The future 20-acre site is located just north of Richland on land owned by the International Brotherhood of Electrical Workers. It will be leased by the Regional Education & Training Center, a non-profit organization. The site will provide 4 megawatts of electricity - enough energy to power 600 Richland homes.

In 2017, the state Department of Commerce granted up to $3 million in matching funds to develop the estimated $6.5 million project. The City of Richland agreed to move forward with the project in 2018.

Along with providing solar power, the 1-megawatt battery storage system will help account for cloudy days.

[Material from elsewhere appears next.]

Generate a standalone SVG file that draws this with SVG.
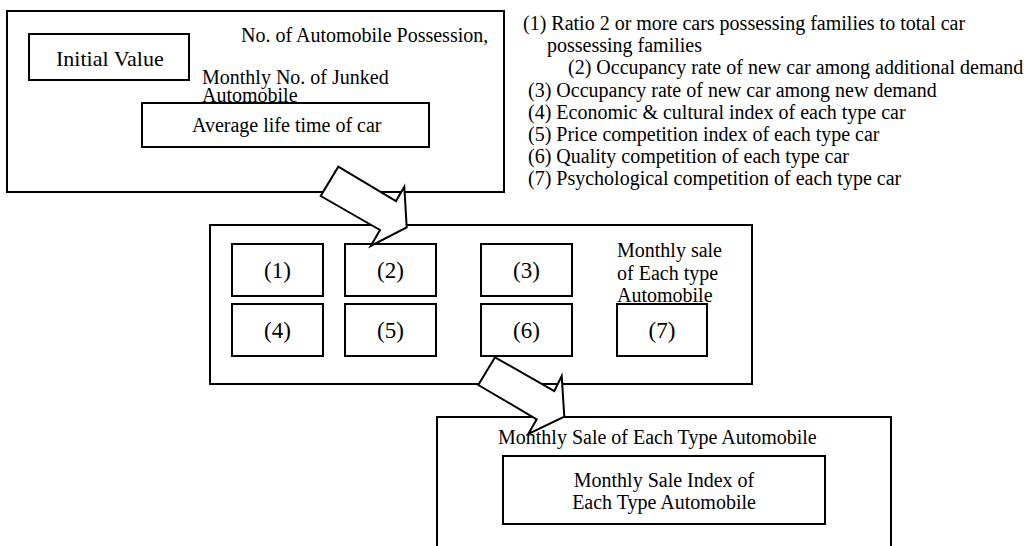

"Of course renewables by themselves are very variable," said Greg Cullen, director for Energy Northwest's Generation/Technology Development and Energy Services & Development. "We also need storage to pair with solar to offer more flexibility and a more reliable energy source." 

The facility will also be used to train workers from around the country in operations, maintenance, plant construction and safety and hazard prevention. 

Additionally, the Pacific Northwest National Laboratory (PNNL) and the University of Washington's Clean Energy Institute will analyze data from the project to improve battery designs and develop other solar-related research. 

In May, Governor Jay Inslee signed a bill mandating Washington's electricity supply to be 100 percent clean energy by 2045.

"With the recent state legislation we clearly see that renewable generation is going to be an important part of the energy future for Washington," said Cullen. 

Construction on the solar project is expected to begin in the Fall and be completed by June 2020.